As a friend to Nancy and
Olivia for some 25 years, I have admired them both
for their enormous and divergent talents which between
the two of them cover a broad spectrum of what is
potentially good in human beings. Having been in one
another’s relative proximity—sometimes nearer, sometimes
more distant—we have witnessed in different ways our
own personal evolutions. For me, particularly their
marriages and the births of their daughters, Colette
and Chloe, and the blossoming of those two little
souls into such beautiful little girls. And then my
being on the phone with Nancy one day who was telling
me about Colette’s stomach-aches, and that she was
to be seen at the hospital that afternoon, and then
Olivia’s phone-call that evening telling me of catastrophic
discoveries—and so the beginnings of Colette’s and
Nancy’s and Jim’s unimaginable year until Colette
was finally released from that most difficult of burdens
that any of us bear—and she a five-year old.
And then being on my knees in Colette’s bedroom alone
and holding her hand which I kept thinking was impossibly
cold, and after 45 minutes still determined to wait
there like that until she finally took another breath,
which I was convinced if I waited long enough, she
had to do. And which she never did. And from that
day, however long it took for Nancy and Jim to somehow
put at least a step or two between them and the blinding
glare of grief, and begin again. And give birth again.
This time to an answering purpose which they called
the Children’s Health Environmental Coalition.
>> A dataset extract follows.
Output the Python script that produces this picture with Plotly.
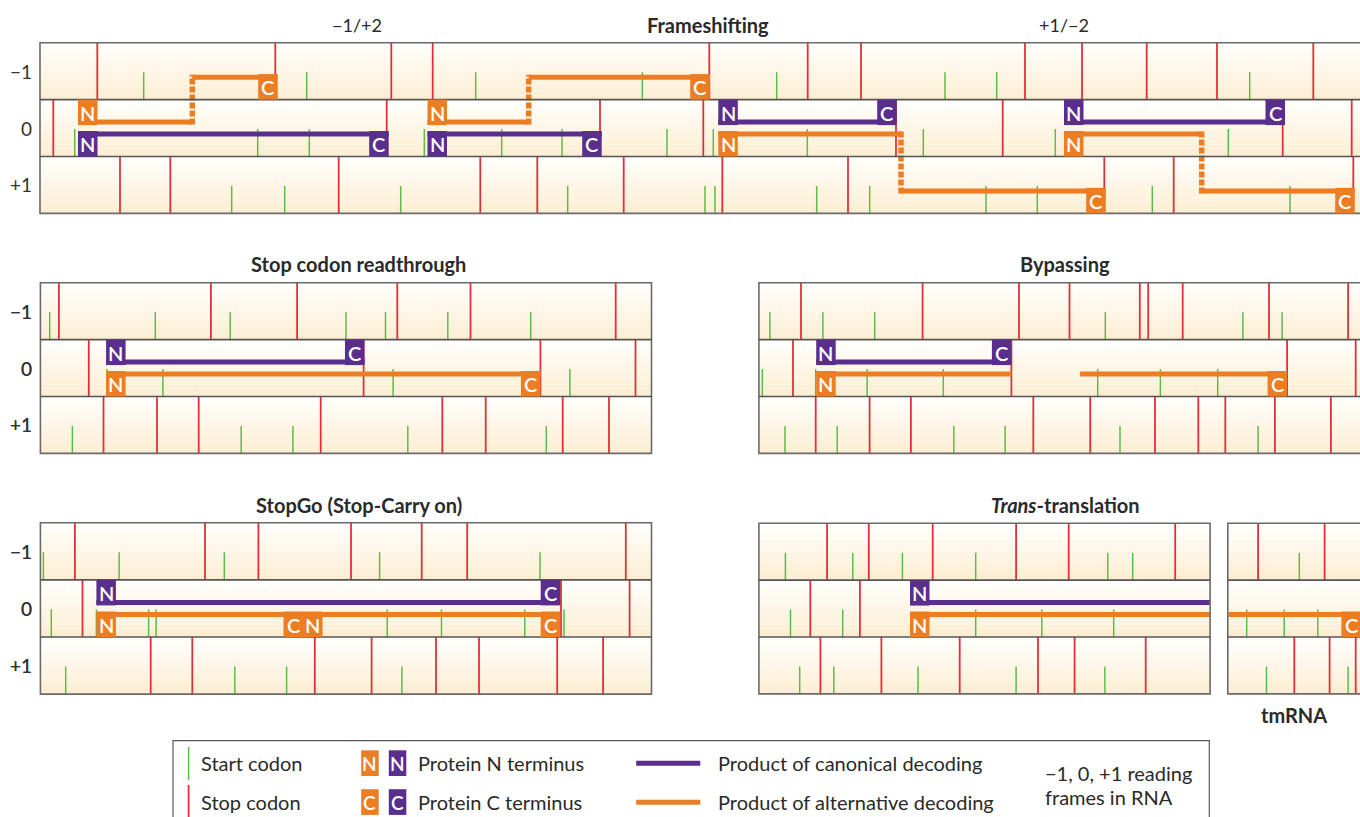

CHEC.
When Nancy and Olivia were more than 2/3’s of the
way through their simultaneous pregnancies (and when
Colette’s Wilm’s tumor was already—unbeknownst to
everyone for another 4½ years—growing against one
of her kidneys), Olivia asked me if I would write
a lullaby that she could sing to commemorate the births
of her and Nancy’s babies. I wrote a lyric entitled,
“The Flower That Shattered The Stone,” which composer
John Jarvis put to music. The words intend that no
matter how brutal the reality, no matter how brutal
the worst parts of our nature—what appears fragile
and delicate, what is most vulnerable in us and what
is most precious about us as living creatures—love—ultimately
love must prevail. The flower of love ultimately will
shatter the stone—be it of corporate power, political
power, individual greed, individual ego, whathaveyou.
I have to believe that the flower, in the end, will
prevail. Perhaps as individuals we won’t be here long
enough to bear witness to that advent, but I believe
that that is why we are here. To help push that stone.
An infinite distance with an infinite number of hearts
and hands.
However hard the equation, maybe Colette’s cancer—which
was caused by an environmental toxin—was also that
stone. And when Colette left where she had been, and
where she always will be, in her parents’ hearts;
another seed was given birth, to enjoin like hearts
to come together to protect other children. And that
too is the flower. And that too is CHEC.